Data segment:
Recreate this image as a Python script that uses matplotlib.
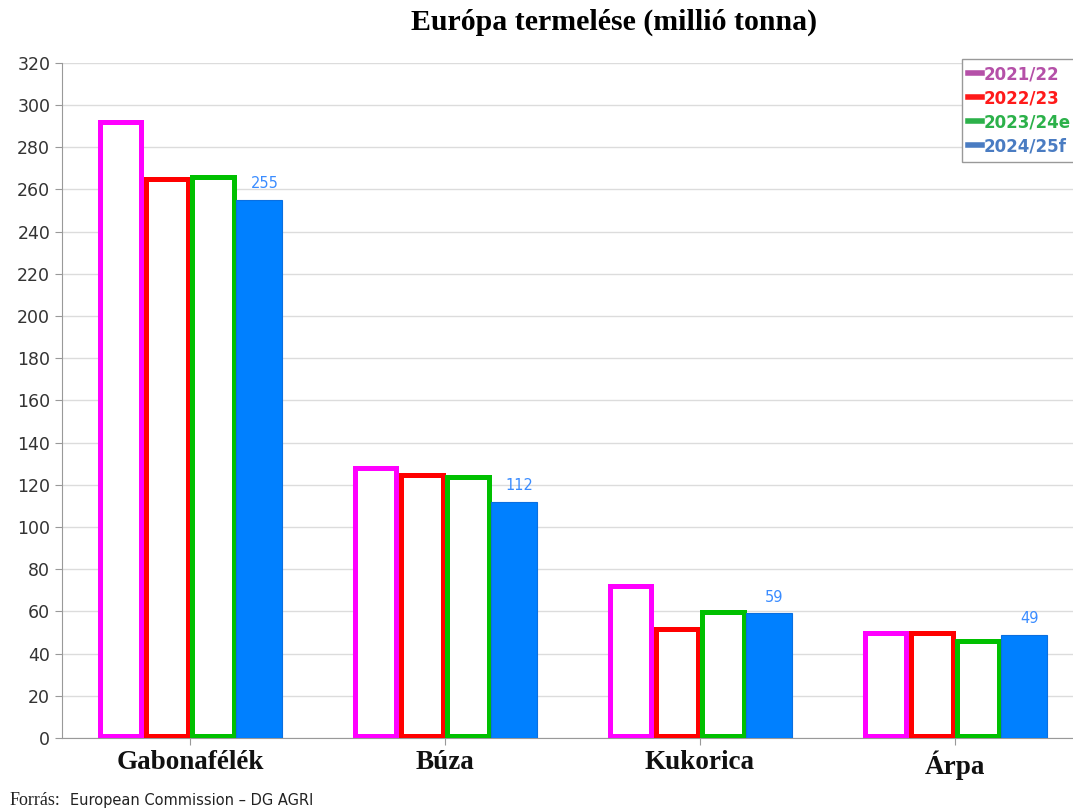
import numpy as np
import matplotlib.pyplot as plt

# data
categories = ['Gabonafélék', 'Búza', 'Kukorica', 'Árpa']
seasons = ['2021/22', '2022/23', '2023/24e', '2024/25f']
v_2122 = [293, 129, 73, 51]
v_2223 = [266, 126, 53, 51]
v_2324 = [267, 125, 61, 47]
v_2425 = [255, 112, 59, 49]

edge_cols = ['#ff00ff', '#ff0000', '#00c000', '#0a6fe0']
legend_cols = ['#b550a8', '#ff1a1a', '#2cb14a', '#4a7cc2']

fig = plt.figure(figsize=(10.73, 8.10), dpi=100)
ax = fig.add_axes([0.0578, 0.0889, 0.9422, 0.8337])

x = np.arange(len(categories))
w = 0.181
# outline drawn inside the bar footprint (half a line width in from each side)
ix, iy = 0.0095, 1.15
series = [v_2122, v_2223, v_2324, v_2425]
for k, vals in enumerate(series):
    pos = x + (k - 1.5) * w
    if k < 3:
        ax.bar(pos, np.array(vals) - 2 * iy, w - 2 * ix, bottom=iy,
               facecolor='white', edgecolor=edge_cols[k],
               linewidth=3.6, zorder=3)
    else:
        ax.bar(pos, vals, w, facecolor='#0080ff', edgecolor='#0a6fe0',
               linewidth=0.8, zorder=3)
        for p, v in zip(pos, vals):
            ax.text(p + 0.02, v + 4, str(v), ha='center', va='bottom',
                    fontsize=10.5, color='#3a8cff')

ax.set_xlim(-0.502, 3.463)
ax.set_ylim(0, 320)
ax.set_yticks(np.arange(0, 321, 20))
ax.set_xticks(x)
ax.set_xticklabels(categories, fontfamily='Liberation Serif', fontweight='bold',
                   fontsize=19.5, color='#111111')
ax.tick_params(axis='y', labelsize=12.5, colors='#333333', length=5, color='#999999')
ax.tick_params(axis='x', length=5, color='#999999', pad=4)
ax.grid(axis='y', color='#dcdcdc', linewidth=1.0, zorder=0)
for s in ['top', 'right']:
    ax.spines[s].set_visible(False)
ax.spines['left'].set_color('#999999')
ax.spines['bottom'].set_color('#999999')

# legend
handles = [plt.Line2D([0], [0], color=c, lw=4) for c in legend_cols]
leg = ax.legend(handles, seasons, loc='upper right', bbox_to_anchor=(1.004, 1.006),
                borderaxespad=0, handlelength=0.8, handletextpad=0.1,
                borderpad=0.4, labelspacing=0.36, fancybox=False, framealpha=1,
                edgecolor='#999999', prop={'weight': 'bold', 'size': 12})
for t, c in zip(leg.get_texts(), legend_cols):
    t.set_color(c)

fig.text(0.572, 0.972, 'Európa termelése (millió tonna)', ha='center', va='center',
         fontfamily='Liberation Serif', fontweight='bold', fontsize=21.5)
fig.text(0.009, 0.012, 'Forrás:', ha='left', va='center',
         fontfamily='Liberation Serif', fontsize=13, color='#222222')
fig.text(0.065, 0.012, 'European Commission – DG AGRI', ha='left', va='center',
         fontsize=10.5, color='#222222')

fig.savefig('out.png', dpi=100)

Goal of the exercise:
Write out, word for word, the lines from the start of the data through the one holding "ax = fig.add_axes([0.0578, 0.0889, 0.9422, 0.8337])". Omit pictures.

The reply:
Recreate this image as a Python script that uses matplotlib.
import numpy as np
import matplotlib.pyplot as plt

# data
categories = ['Gabonafélék', 'Búza', 'Kukorica', 'Árpa']
seasons = ['2021/22', '2022/23', '2023/24e', '2024/25f']
v_2122 = [293, 129, 73, 51]
v_2223 = [266, 126, 53, 51]
v_2324 = [267, 125, 61, 47]
v_2425 = [255, 112, 59, 49]

edge_cols = ['#ff00ff', '#ff0000', '#00c000', '#0a6fe0']
legend_cols = ['#b550a8', '#ff1a1a', '#2cb14a', '#4a7cc2']

fig = plt.figure(figsize=(10.73, 8.10), dpi=100)
ax = fig.add_axes([0.0578, 0.0889, 0.9422, 0.8337])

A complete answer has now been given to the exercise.